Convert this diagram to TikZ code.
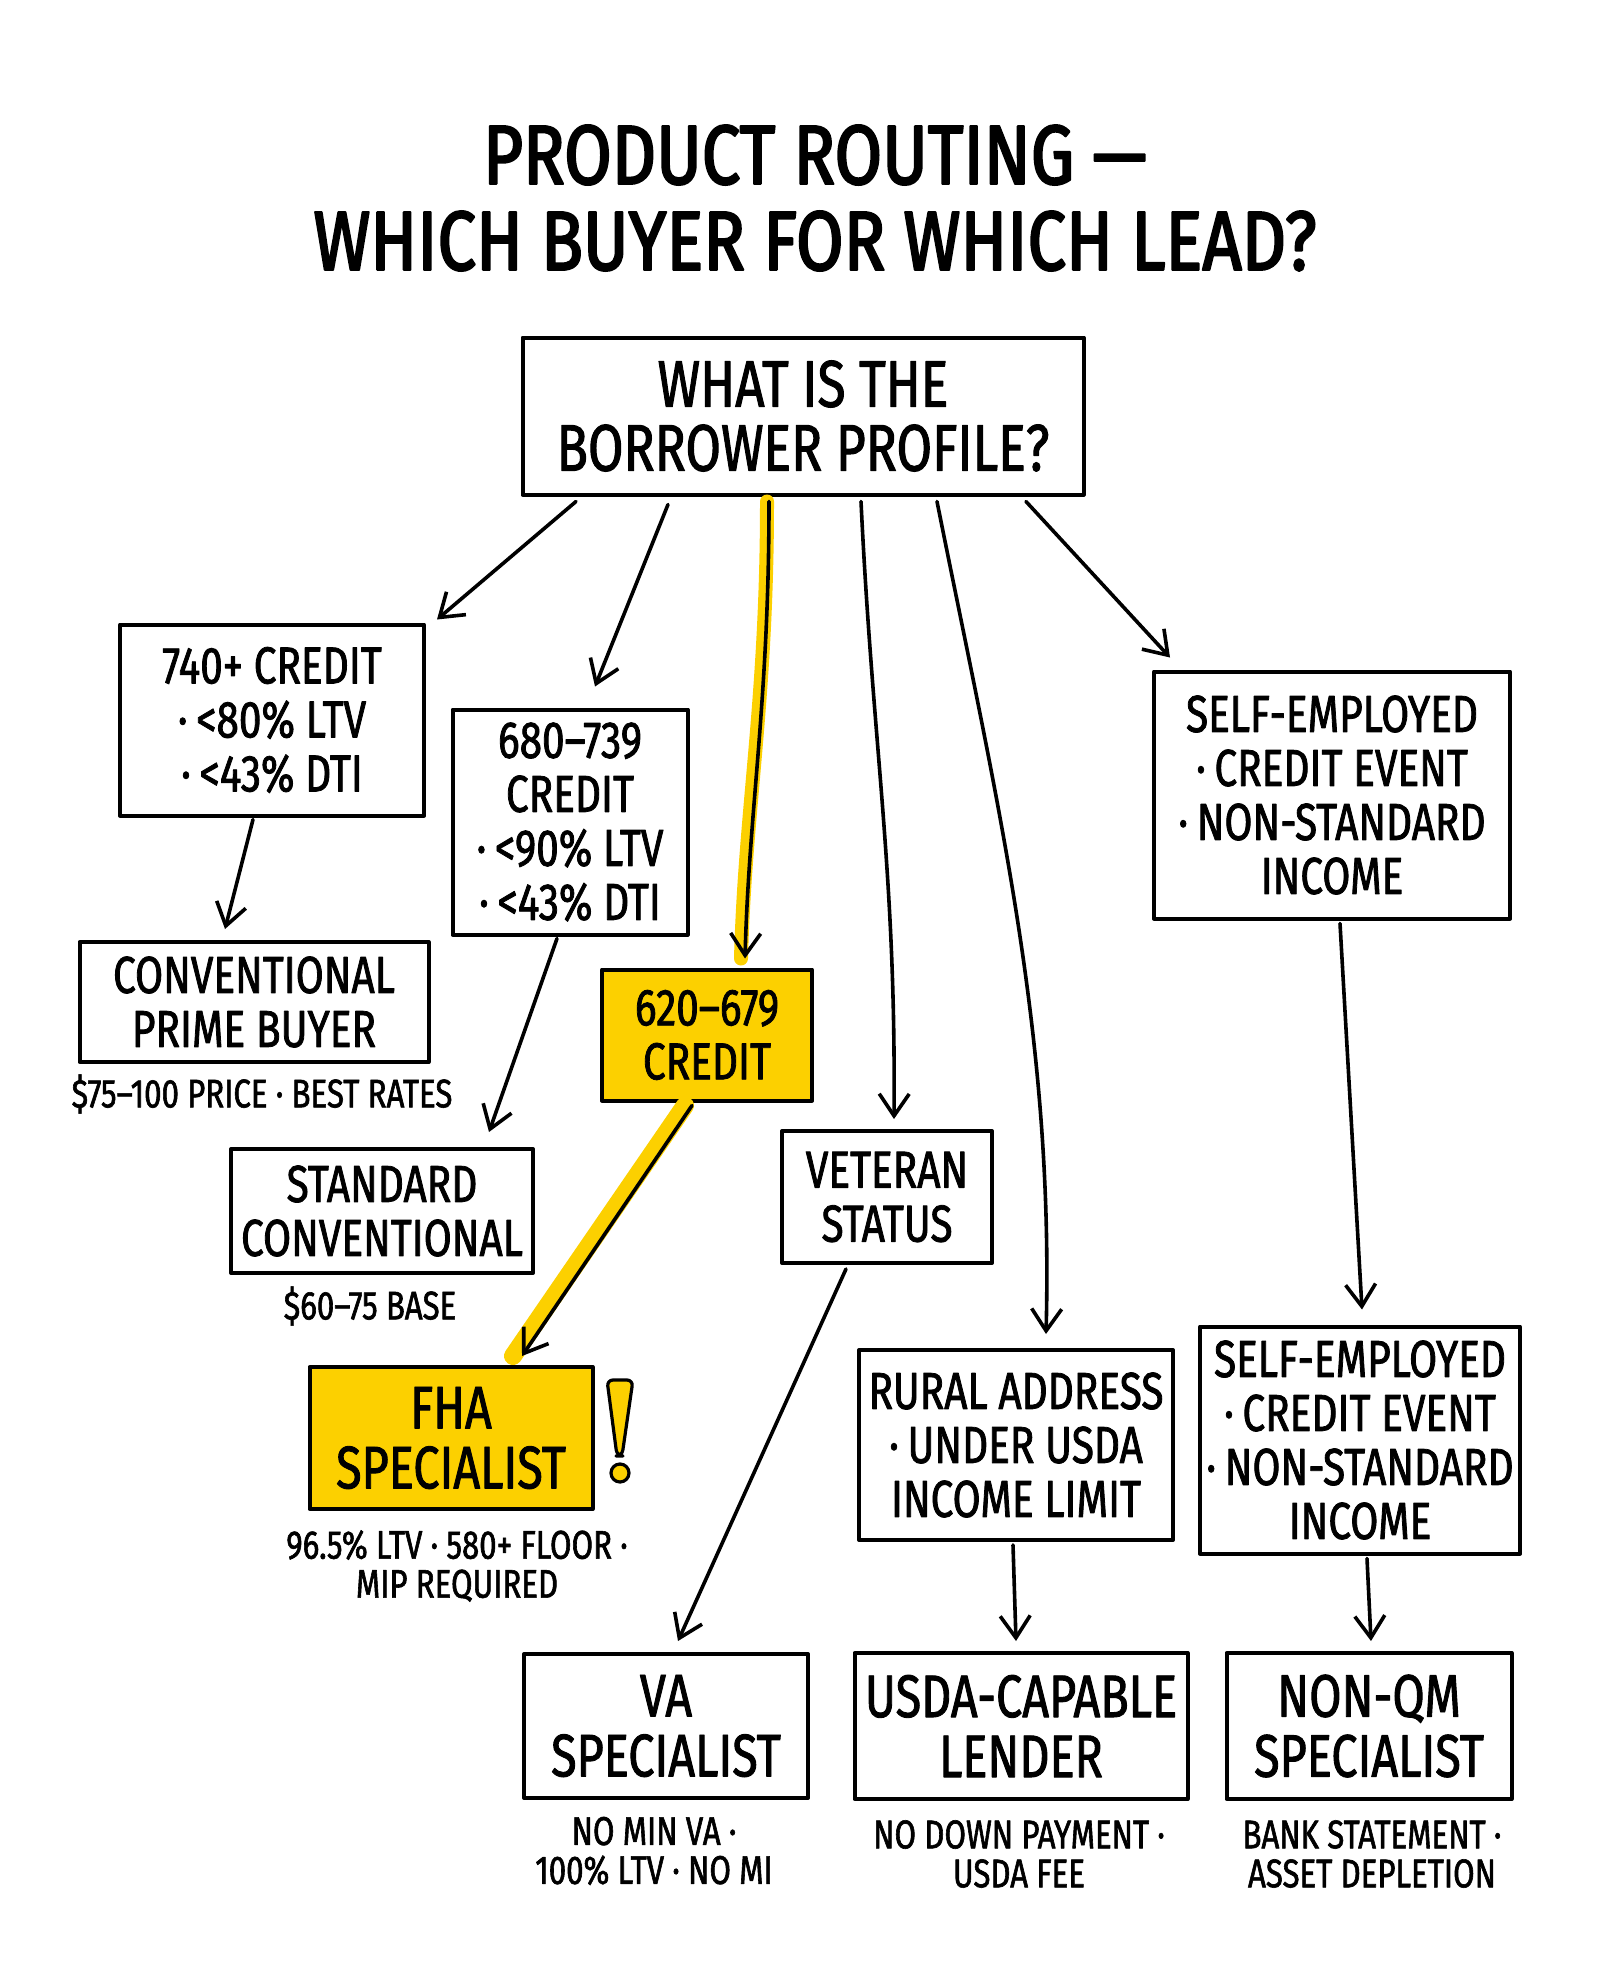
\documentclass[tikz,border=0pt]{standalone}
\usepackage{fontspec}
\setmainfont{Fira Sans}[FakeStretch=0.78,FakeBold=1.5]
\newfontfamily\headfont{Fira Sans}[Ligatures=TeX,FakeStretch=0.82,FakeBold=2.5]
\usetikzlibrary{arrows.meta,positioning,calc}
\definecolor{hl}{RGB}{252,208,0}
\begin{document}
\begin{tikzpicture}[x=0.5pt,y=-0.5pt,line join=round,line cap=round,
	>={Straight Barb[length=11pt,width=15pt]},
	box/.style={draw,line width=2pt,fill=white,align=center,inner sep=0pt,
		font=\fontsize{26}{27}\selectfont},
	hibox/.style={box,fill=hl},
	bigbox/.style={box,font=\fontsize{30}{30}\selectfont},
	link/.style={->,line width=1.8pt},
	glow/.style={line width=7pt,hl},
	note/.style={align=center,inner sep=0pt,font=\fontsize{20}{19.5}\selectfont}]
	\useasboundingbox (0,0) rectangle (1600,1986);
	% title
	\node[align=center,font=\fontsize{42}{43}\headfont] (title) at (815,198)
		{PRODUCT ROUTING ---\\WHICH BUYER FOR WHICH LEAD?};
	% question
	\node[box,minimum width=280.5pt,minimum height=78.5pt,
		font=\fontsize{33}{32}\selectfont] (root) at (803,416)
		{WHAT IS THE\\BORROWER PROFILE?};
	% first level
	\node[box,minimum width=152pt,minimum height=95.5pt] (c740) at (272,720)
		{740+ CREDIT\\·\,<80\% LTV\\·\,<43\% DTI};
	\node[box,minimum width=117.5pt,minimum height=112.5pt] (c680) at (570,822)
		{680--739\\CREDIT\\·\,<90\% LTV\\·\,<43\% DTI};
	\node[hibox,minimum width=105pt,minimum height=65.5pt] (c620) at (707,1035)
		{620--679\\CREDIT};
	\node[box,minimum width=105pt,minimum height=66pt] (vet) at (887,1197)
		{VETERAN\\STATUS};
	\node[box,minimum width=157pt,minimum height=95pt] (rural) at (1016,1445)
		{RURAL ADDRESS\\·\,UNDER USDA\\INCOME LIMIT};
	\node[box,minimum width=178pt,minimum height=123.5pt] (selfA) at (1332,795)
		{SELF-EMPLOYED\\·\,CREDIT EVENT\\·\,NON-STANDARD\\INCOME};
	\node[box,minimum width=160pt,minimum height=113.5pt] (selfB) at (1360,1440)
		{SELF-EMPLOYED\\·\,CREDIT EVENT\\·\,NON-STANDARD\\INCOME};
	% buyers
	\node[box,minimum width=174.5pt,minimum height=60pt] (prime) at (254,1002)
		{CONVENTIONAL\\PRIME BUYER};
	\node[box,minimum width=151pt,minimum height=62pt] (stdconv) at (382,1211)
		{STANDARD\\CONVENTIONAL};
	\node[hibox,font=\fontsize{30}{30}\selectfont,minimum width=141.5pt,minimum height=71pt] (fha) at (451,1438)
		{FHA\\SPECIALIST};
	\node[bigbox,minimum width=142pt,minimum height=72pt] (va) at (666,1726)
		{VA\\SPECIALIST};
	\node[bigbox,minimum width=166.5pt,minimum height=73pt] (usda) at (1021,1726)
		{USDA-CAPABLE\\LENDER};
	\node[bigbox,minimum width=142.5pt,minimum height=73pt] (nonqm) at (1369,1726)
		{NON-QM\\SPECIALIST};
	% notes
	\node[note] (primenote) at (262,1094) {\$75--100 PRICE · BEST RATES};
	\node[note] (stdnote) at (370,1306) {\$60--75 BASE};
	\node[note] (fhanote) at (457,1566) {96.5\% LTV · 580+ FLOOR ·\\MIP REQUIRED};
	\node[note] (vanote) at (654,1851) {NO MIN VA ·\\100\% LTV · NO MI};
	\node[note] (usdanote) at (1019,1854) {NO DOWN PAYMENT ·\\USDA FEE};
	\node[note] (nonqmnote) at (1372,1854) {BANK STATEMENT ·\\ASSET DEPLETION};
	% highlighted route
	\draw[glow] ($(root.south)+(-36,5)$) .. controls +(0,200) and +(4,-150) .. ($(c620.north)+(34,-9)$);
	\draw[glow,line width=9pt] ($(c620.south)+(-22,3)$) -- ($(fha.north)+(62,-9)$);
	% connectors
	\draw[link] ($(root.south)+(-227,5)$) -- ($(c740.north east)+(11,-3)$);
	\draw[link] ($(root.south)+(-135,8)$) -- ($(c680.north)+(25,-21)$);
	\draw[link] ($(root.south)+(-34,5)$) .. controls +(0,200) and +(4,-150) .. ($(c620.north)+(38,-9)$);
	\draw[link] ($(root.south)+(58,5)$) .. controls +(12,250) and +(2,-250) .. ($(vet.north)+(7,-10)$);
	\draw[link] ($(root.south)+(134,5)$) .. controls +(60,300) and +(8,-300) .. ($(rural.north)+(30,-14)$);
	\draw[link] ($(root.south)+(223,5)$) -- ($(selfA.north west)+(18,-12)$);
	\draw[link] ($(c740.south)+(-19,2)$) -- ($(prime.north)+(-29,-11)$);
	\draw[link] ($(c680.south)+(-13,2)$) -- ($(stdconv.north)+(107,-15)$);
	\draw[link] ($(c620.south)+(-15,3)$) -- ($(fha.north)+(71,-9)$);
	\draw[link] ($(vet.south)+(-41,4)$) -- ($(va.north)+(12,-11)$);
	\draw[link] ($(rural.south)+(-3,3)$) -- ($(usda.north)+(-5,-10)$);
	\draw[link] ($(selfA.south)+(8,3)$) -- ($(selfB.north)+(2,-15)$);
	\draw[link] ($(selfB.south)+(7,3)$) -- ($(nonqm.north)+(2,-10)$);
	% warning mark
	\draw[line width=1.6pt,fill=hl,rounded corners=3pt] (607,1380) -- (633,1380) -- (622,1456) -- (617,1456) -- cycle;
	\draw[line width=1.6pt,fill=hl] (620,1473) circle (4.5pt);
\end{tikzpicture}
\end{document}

--

WORK TO BE COMPLETED: Reproduce all of the material above word for word. Omit the pictures.

EXPECTED ANSWER:
Convert this diagram to TikZ code.
\documentclass[tikz,border=0pt]{standalone}
\usepackage{fontspec}
\setmainfont{Fira Sans}[FakeStretch=0.78,FakeBold=1.5]
\newfontfamily\headfont{Fira Sans}[Ligatures=TeX,FakeStretch=0.82,FakeBold=2.5]
\usetikzlibrary{arrows.meta,positioning,calc}
\definecolor{hl}{RGB}{252,208,0}
\begin{document}
\begin{tikzpicture}[x=0.5pt,y=-0.5pt,line join=round,line cap=round,
	>={Straight Barb[length=11pt,width=15pt]},
	box/.style={draw,line width=2pt,fill=white,align=center,inner sep=0pt,
		font=\fontsize{26}{27}\selectfont},
	hibox/.style={box,fill=hl},
	bigbox/.style={box,font=\fontsize{30}{30}\selectfont},
	link/.style={->,line width=1.8pt},
	glow/.style={line width=7pt,hl},
	note/.style={align=center,inner sep=0pt,font=\fontsize{20}{19.5}\selectfont}]
	\useasboundingbox (0,0) rectangle (1600,1986);
	% title
	\node[align=center,font=\fontsize{42}{43}\headfont] (title) at (815,198)
		{PRODUCT ROUTING ---\\WHICH BUYER FOR WHICH LEAD?};
	% question
	\node[box,minimum width=280.5pt,minimum height=78.5pt,
		font=\fontsize{33}{32}\selectfont] (root) at (803,416)
		{WHAT IS THE\\BORROWER PROFILE?};
	% first level
	\node[box,minimum width=152pt,minimum height=95.5pt] (c740) at (272,720)
		{740+ CREDIT\\·\,<80\% LTV\\·\,<43\% DTI};
	\node[box,minimum width=117.5pt,minimum height=112.5pt] (c680) at (570,822)
		{680--739\\CREDIT\\·\,<90\% LTV\\·\,<43\% DTI};
	\node[hibox,minimum width=105pt,minimum height=65.5pt] (c620) at (707,1035)
		{620--679\\CREDIT};
	\node[box,minimum width=105pt,minimum height=66pt] (vet) at (887,1197)
		{VETERAN\\STATUS};
	\node[box,minimum width=157pt,minimum height=95pt] (rural) at (1016,1445)
		{RURAL ADDRESS\\·\,UNDER USDA\\INCOME LIMIT};
	\node[box,minimum width=178pt,minimum height=123.5pt] (selfA) at (1332,795)
		{SELF-EMPLOYED\\·\,CREDIT EVENT\\·\,NON-STANDARD\\INCOME};
	\node[box,minimum width=160pt,minimum height=113.5pt] (selfB) at (1360,1440)
		{SELF-EMPLOYED\\·\,CREDIT EVENT\\·\,NON-STANDARD\\INCOME};
	% buyers
	\node[box,minimum width=174.5pt,minimum height=60pt] (prime) at (254,1002)
		{CONVENTIONAL\\PRIME BUYER};
	\node[box,minimum width=151pt,minimum height=62pt] (stdconv) at (382,1211)
		{STANDARD\\CONVENTIONAL};
	\node[hibox,font=\fontsize{30}{30}\selectfont,minimum width=141.5pt,minimum height=71pt] (fha) at (451,1438)
		{FHA\\SPECIALIST};
	\node[bigbox,minimum width=142pt,minimum height=72pt] (va) at (666,1726)
		{VA\\SPECIALIST};
	\node[bigbox,minimum width=166.5pt,minimum height=73pt] (usda) at (1021,1726)
		{USDA-CAPABLE\\LENDER};
	\node[bigbox,minimum width=142.5pt,minimum height=73pt] (nonqm) at (1369,1726)
		{NON-QM\\SPECIALIST};
	% notes
	\node[note] (primenote) at (262,1094) {\$75--100 PRICE · BEST RATES};
	\node[note] (stdnote) at (370,1306) {\$60--75 BASE};
	\node[note] (fhanote) at (457,1566) {96.5\% LTV · 580+ FLOOR ·\\MIP REQUIRED};
	\node[note] (vanote) at (654,1851) {NO MIN VA ·\\100\% LTV · NO MI};
	\node[note] (usdanote) at (1019,1854) {NO DOWN PAYMENT ·\\USDA FEE};
	\node[note] (nonqmnote) at (1372,1854) {BANK STATEMENT ·\\ASSET DEPLETION};
	% highlighted route
	\draw[glow] ($(root.south)+(-36,5)$) .. controls +(0,200) and +(4,-150) .. ($(c620.north)+(34,-9)$);
	\draw[glow,line width=9pt] ($(c620.south)+(-22,3)$) -- ($(fha.north)+(62,-9)$);
	% connectors
	\draw[link] ($(root.south)+(-227,5)$) -- ($(c740.north east)+(11,-3)$);
	\draw[link] ($(root.south)+(-135,8)$) -- ($(c680.north)+(25,-21)$);
	\draw[link] ($(root.south)+(-34,5)$) .. controls +(0,200) and +(4,-150) .. ($(c620.north)+(38,-9)$);
	\draw[link] ($(root.south)+(58,5)$) .. controls +(12,250) and +(2,-250) .. ($(vet.north)+(7,-10)$);
	\draw[link] ($(root.south)+(134,5)$) .. controls +(60,300) and +(8,-300) .. ($(rural.north)+(30,-14)$);
	\draw[link] ($(root.south)+(223,5)$) -- ($(selfA.north west)+(18,-12)$);
	\draw[link] ($(c740.south)+(-19,2)$) -- ($(prime.north)+(-29,-11)$);
	\draw[link] ($(c680.south)+(-13,2)$) -- ($(stdconv.north)+(107,-15)$);
	\draw[link] ($(c620.south)+(-15,3)$) -- ($(fha.north)+(71,-9)$);
	\draw[link] ($(vet.south)+(-41,4)$) -- ($(va.north)+(12,-11)$);
	\draw[link] ($(rural.south)+(-3,3)$) -- ($(usda.north)+(-5,-10)$);
	\draw[link] ($(selfA.south)+(8,3)$) -- ($(selfB.north)+(2,-15)$);
	\draw[link] ($(selfB.south)+(7,3)$) -- ($(nonqm.north)+(2,-10)$);
	% warning mark
	\draw[line width=1.6pt,fill=hl,rounded corners=3pt] (607,1380) -- (633,1380) -- (622,1456) -- (617,1456) -- cycle;
	\draw[line width=1.6pt,fill=hl] (620,1473) circle (4.5pt);
\end{tikzpicture}
\end{document}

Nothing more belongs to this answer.